Notable football coach Jack Kortsen Jr. was memorialized in Willcox Saturday after passing away unexpectedly July 25 in Willcox.

Kortsen was head coach of the football varsity from 2013-16 and had just returned to the program as an assistant in preparation for the 2020 season.

“He left a legacy of commitment to youth in this community,” said Trevor Ward, his assistant coach for the varsity football program. “He genuinely liked the coaching experience. It’s not about x’s and o’s; it’s about teaching life lessons.”

Kortsen was also a teacher in the Willcox district, a well known rancher in an earlier career and the school district groundskeeper in yet another capacity just before his passing at the age of 62. He was also the father of six children, recently coaching his son Jack in football varsity and his daughter Samantha in softball varsity.

He later became Ward’s assistant for softball in a role reversal he seemed to relish.

“We played off each other pretty well,” Ward said. “He always tells the girls, you make a mistake, you have three seconds to dwell, then move on. If you’re going to fail, fail forward.”

Mike Rand said he was fortunate to coach under him in football, as well.

“Jack’s biggest thing was always trying to prep kids for the future. After football, trying to better them as people. I really respected that about him.”

Vicki Hardy also learned from Kortsen’s coaching style.

“One thing he taught me was to not second guess myself so much as a coach. Be firm in my coaching decisions. I enjoyed watching how he would coach the girls with heart,” she said.

According to his obituary, Kortsen graduated from Arizona State University with a degree in social work and worked in the counseling field as a young man before returning to his passion for farming and ranching on the family farm in Stanfield, Arizona.

He purchased the Hook Open A Ranch in Willcox and spent many years raising kids and cattle with weekends filled with junior rodeos and team roping.

He also coached in Little League baseball before becoming a volunteer assistant in the varsity football program at the high school. He took the head coaching job in 2013 and led the squad to a 5-5 record, before three back-to-back seasons of 2-8 records amidst brutal schedules.

“Everyone brings their own thing to the party. Jack always brought really good positivity to the party and looking out for the boys’ well being,” Rand said.

“To coach with him was a great experience, always organized, willing to help,” Ward added. “The way the fields look now is attributed to him.”

He was also admired in the community. Businesswoman Stephanie Mooney cut his hair and enjoyed listening to his stories.

“He was kind and generous to me, and the community lost someone who was kind and generous with his time and contributions. We lost someone who not only cared for Willcox, but also the kids of Willcox,” she said.

Close friend April Denny knew of his philanthropy.

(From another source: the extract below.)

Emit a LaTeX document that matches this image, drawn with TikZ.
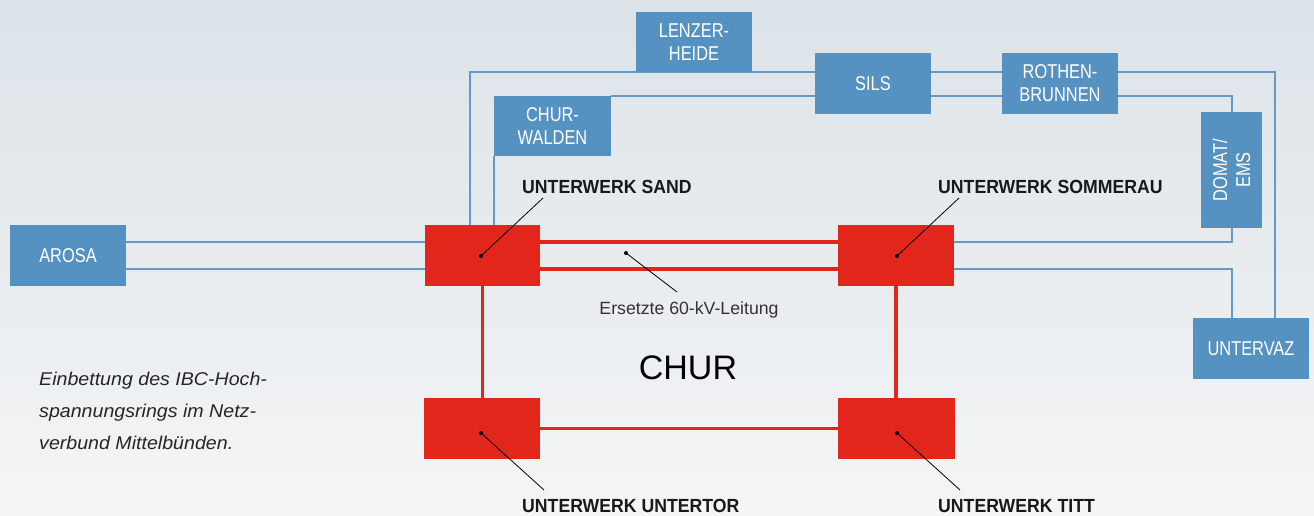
\documentclass[tikz,border=0pt]{standalone}
\usepackage{fontspec}
\setmainfont{Liberation Sans}
\newfontfamily\boxfont[FakeStretch=0.82]{Liberation Sans}
\newfontfamily\lblfont[FakeStretch=0.93]{Liberation Sans}
\newfontfamily\capfont[FakeStretch=1.06]{Liberation Sans}
\definecolor{bgtop}{HTML}{DCE3E8}
\definecolor{bgbot}{HTML}{F4F5F6}
\definecolor{boxblue}{HTML}{5591C1}
\definecolor{lineblue}{HTML}{6399CB}
\definecolor{netred}{HTML}{E2261B}
\pgfdeclarelayer{bglayer}
\pgfdeclarelayer{linelayer}
\pgfsetlayers{bglayer,linelayer,main}
\tikzset{
  bluebox/.style={fill=boxblue, text=white, inner sep=0pt, outer sep=0pt, anchor=north west,
    align=center, font=\boxfont\fontsize{20}{23}\selectfont},
  redbox/.style={fill=netred, inner sep=0pt, outer sep=0pt, anchor=north west,
    minimum width=116pt, minimum height=61pt},
  bline/.style={draw=lineblue, line width=2pt},
  rline/.style={draw=netred, line width=3.5pt},
  leader/.style={draw=black, line width=0.8pt},
  werk/.style={anchor=base west, inner sep=0pt, text=black!90, font=\lblfont\bfseries\fontsize{19}{23}\selectfont},
  captext/.style={anchor=base west, inner sep=0pt, text=black!85, font=\capfont\itshape\fontsize{18.5}{32}\selectfont}
}
\begin{document}
\begin{tikzpicture}[x=1pt,y=-1pt]
\useasboundingbox (0,0) rectangle (1314,515);
\begin{pgfonlayer}{bglayer}
\shade[top color=bgtop, bottom color=bgbot] (0,0) rectangle (1314,515);
\end{pgfonlayer}

% blue nodes
\node[bluebox, minimum width=116pt, minimum height=61pt] (arosa) at (10,225) {AROSA};
\node[bluebox, minimum width=116pt, minimum height=60pt] (lenz) at (636,12) {LENZER-\\HEIDE};
\node[bluebox, minimum width=117pt, minimum height=60pt] (churw) at (494,96) {CHUR-\\WALDEN};
\node[bluebox, minimum width=116pt, minimum height=61pt] (sils) at (815,53) {SILS};
\node[bluebox, minimum width=116pt, minimum height=61pt] (roth) at (1002,53) {ROTHEN-\\BRUNNEN};
\node[bluebox, minimum width=61pt, minimum height=116pt] (domat) at (1201,112) {};
\node[rotate=90, text=white, align=center, inner sep=0pt, font=\boxfont\fontsize{20}{23}\selectfont] (domattxt) at (domat.center) {DOMAT/\\EMS};
\node[bluebox, minimum width=116pt, minimum height=61pt] (untervaz) at (1193,318) {UNTERVAZ};

% red nodes
\node[redbox, minimum width=115pt] (sand) at (425,225) {};
\node[redbox] (somm) at (838,225) {};
\node[redbox] (untertor) at (424,398) {};
\node[redbox, minimum width=117pt] (titt) at (838,398) {};

% blue connectors
\begin{pgfonlayer}{linelayer}
\draw[bline] ([yshift=-17pt]arosa.north east) -- ([yshift=-17pt]sand.north west);
\draw[bline] ([yshift=-44pt]arosa.north east) -- ([yshift=-44pt]sand.north west);
\draw[bline] ([xshift=45pt]sand.north west) |- ([yshift=-19pt]sils.north west);
\draw[bline] ([xshift=69pt]sand.north west) -- (churw.south west);
\draw[bline] (churw.north east) -- ([yshift=-43pt]sils.north west);
\draw[bline] ([yshift=-19pt]sils.north east) -- ([yshift=-19pt]roth.north west);
\draw[bline] ([yshift=-43pt]sils.north east) -- ([yshift=-43pt]roth.north west);
\draw[bline] ([yshift=-19pt]roth.north east) -| ([xshift=82pt]untervaz.north west);
\draw[bline] ([yshift=-43pt]roth.north east) -| (domat.north);
\draw[bline] (domat.south) |- ([yshift=-17pt]somm.north east);
\draw[bline] ([yshift=-44pt]somm.north east) -| ([xshift=39pt]untervaz.north west);
\end{pgfonlayer}

% red connectors
\draw[rline] ([yshift=-17pt]sand.north east) -- ([yshift=-17pt]somm.north west);
\draw[rline] ([yshift=-44pt]sand.north east) -- ([yshift=-44pt]somm.north west);
\draw[rline] (sand.south) -- (sand.south |- untertor.north);
\draw[rline] (somm.south) -- (somm.south |- titt.north);
\draw[rline] (untertor.east) -- (titt.west);

% labels
\node[werk] (lsand) at (522,193) {UNTERWERK SAND};
\node[werk] (lsomm) at (938,193) {UNTERWERK SOMMERAU};
\node[werk] (luntertor) at (522,512) {UNTERWERK UNTERTOR};
\node[werk] (ltitt) at (938,512) {UNTERWERK TITT};
\coordinate (esand) at (543,198);
\coordinate (esomm) at (959,198);
\coordinate (euntertor) at (544,490);
\coordinate (etitt) at (960,490);
\coordinate (dsand) at (481,256);
\coordinate (dsomm) at (897,256);
\coordinate (duntertor) at (481,433);
\coordinate (dtitt) at (897,433);
\coordinate (dleit) at (626,253);
\coordinate (eleit) at (677,292);
\foreach \n in {sand,somm,untertor,titt,leit}{
  \draw[leader] (d\n) -- (e\n);
  \fill[black] (d\n) circle (2pt);
}
\node[anchor=base, inner sep=0pt, text=black!80, font=\fontsize{17.7}{20}\selectfont] (leit) at (689,314) {Ersetzte 60-kV-Leitung};
\node[anchor=base, inner sep=0pt, text=black, font=\fontsize{34}{40}\selectfont] (chur) at (688,379) {CHUR};

% caption
\node[captext] (cap1) at (39,385) {Einbettung des IBC-Hoch-};
\node[captext] (cap2) at (39,417) {spannungsrings im Netz-};
\node[captext] (cap3) at (39,449) {verbund Mittelbünden.};
\end{tikzpicture}
\end{document}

“He took pride in putting on the Willcox Ranch Rodeo for this community for 10 years. And, over the years, Jack would seek out different ways to donate the proceeds every year. Jack was known for his annual Christmas party, and at the bottom of the invitation each year, it always said...’Please bring a toy, wrapped or unwrapped. They will be donated to the less fortunate kids in our community.’”

Jack is survived by his wife Jan, six children and six grandchildren, a sister and a brother.

“I was immensely shocked at his passing because I had seen him that morning.” Rand said. “He waved and I waved back. I was still planning on learning quite a bit more from him to pass on to the next generation.”